__REQUIRED WORK__
The listing below should be copied in full, word for word.
────────────────────────────────────────
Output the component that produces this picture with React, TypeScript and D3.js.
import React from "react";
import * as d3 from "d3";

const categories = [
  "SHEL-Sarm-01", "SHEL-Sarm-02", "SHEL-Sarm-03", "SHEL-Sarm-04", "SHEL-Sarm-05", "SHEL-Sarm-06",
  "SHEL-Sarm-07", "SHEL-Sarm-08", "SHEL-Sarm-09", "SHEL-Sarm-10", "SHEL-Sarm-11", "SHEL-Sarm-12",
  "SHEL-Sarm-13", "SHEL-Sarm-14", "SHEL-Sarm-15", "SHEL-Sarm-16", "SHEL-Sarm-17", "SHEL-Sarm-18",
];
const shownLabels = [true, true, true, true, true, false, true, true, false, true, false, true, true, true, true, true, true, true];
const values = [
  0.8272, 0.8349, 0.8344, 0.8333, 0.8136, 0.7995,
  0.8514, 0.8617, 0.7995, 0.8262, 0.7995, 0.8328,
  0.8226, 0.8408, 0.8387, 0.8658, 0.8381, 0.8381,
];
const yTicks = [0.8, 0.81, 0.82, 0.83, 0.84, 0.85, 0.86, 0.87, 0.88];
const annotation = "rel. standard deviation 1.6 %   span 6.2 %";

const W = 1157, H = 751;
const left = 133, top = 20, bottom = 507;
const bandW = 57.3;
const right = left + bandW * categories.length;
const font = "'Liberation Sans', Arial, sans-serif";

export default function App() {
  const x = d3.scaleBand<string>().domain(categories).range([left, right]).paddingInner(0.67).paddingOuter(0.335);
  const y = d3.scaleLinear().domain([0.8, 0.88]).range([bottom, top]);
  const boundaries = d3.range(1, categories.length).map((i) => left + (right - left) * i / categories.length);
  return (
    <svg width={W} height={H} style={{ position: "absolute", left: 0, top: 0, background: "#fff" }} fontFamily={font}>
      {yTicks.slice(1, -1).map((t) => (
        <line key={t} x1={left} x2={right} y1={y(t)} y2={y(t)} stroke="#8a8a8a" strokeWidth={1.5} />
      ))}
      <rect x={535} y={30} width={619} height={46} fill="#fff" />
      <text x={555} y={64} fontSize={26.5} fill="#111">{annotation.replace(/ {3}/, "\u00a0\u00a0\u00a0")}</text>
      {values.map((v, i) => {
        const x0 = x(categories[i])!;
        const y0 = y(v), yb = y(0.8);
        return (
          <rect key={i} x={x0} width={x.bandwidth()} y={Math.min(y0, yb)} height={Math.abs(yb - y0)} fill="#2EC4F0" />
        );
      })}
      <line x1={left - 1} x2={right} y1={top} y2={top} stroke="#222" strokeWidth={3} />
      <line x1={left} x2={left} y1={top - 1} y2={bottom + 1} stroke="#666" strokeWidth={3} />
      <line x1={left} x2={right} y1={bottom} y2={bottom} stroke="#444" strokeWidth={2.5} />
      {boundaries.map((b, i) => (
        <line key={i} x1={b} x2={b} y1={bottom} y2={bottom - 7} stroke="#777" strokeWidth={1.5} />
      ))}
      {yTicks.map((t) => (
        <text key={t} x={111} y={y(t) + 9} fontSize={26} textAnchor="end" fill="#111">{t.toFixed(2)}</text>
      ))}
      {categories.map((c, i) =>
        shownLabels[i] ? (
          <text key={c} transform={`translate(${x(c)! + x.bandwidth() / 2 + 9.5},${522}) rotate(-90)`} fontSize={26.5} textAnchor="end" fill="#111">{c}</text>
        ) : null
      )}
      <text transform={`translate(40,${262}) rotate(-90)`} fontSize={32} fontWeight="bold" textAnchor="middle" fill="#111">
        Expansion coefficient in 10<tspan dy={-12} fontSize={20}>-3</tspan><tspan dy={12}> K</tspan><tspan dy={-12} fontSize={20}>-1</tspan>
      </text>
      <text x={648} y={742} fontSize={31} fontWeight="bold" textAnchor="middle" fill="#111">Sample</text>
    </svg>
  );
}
────────────────────────────────────────
__TASK SOLUTION__
Output the component that produces this picture with React, TypeScript and D3.js.
import React from "react";
import * as d3 from "d3";

const categories = [
  "SHEL-Sarm-01", "SHEL-Sarm-02", "SHEL-Sarm-03", "SHEL-Sarm-04", "SHEL-Sarm-05", "SHEL-Sarm-06",
  "SHEL-Sarm-07", "SHEL-Sarm-08", "SHEL-Sarm-09", "SHEL-Sarm-10", "SHEL-Sarm-11", "SHEL-Sarm-12",
  "SHEL-Sarm-13", "SHEL-Sarm-14", "SHEL-Sarm-15", "SHEL-Sarm-16", "SHEL-Sarm-17", "SHEL-Sarm-18",
];
const shownLabels = [true, true, true, true, true, false, true, true, false, true, false, true, true, true, true, true, true, true];
const values = [
  0.8272, 0.8349, 0.8344, 0.8333, 0.8136, 0.7995,
  0.8514, 0.8617, 0.7995, 0.8262, 0.7995, 0.8328,
  0.8226, 0.8408, 0.8387, 0.8658, 0.8381, 0.8381,
];
const yTicks = [0.8, 0.81, 0.82, 0.83, 0.84, 0.85, 0.86, 0.87, 0.88];
const annotation = "rel. standard deviation 1.6 %   span 6.2 %";

const W = 1157, H = 751;
const left = 133, top = 20, bottom = 507;
const bandW = 57.3;
const right = left + bandW * categories.length;
const font = "'Liberation Sans', Arial, sans-serif";

export default function App() {
  const x = d3.scaleBand<string>().domain(categories).range([left, right]).paddingInner(0.67).paddingOuter(0.335);
  const y = d3.scaleLinear().domain([0.8, 0.88]).range([bottom, top]);
  const boundaries = d3.range(1, categories.length).map((i) => left + (right - left) * i / categories.length);
  return (
    <svg width={W} height={H} style={{ position: "absolute", left: 0, top: 0, background: "#fff" }} fontFamily={font}>
      {yTicks.slice(1, -1).map((t) => (
        <line key={t} x1={left} x2={right} y1={y(t)} y2={y(t)} stroke="#8a8a8a" strokeWidth={1.5} />
      ))}
      <rect x={535} y={30} width={619} height={46} fill="#fff" />
      <text x={555} y={64} fontSize={26.5} fill="#111">{annotation.replace(/ {3}/, "\u00a0\u00a0\u00a0")}</text>
      {values.map((v, i) => {
        const x0 = x(categories[i])!;
        const y0 = y(v), yb = y(0.8);
        return (
          <rect key={i} x={x0} width={x.bandwidth()} y={Math.min(y0, yb)} height={Math.abs(yb - y0)} fill="#2EC4F0" />
        );
      })}
      <line x1={left - 1} x2={right} y1={top} y2={top} stroke="#222" strokeWidth={3} />
      <line x1={left} x2={left} y1={top - 1} y2={bottom + 1} stroke="#666" strokeWidth={3} />
      <line x1={left} x2={right} y1={bottom} y2={bottom} stroke="#444" strokeWidth={2.5} />
      {boundaries.map((b, i) => (
        <line key={i} x1={b} x2={b} y1={bottom} y2={bottom - 7} stroke="#777" strokeWidth={1.5} />
      ))}
      {yTicks.map((t) => (
        <text key={t} x={111} y={y(t) + 9} fontSize={26} textAnchor="end" fill="#111">{t.toFixed(2)}</text>
      ))}
      {categories.map((c, i) =>
        shownLabels[i] ? (
          <text key={c} transform={`translate(${x(c)! + x.bandwidth() / 2 + 9.5},${522}) rotate(-90)`} fontSize={26.5} textAnchor="end" fill="#111">{c}</text>
        ) : null
      )}
      <text transform={`translate(40,${262}) rotate(-90)`} fontSize={32} fontWeight="bold" textAnchor="middle" fill="#111">
        Expansion coefficient in 10<tspan dy={-12} fontSize={20}>-3</tspan><tspan dy={12}> K</tspan><tspan dy={-12} fontSize={20}>-1</tspan>
      </text>
      <text x={648} y={742} fontSize={31} fontWeight="bold" textAnchor="middle" fill="#111">Sample</text>
    </svg>
  );
}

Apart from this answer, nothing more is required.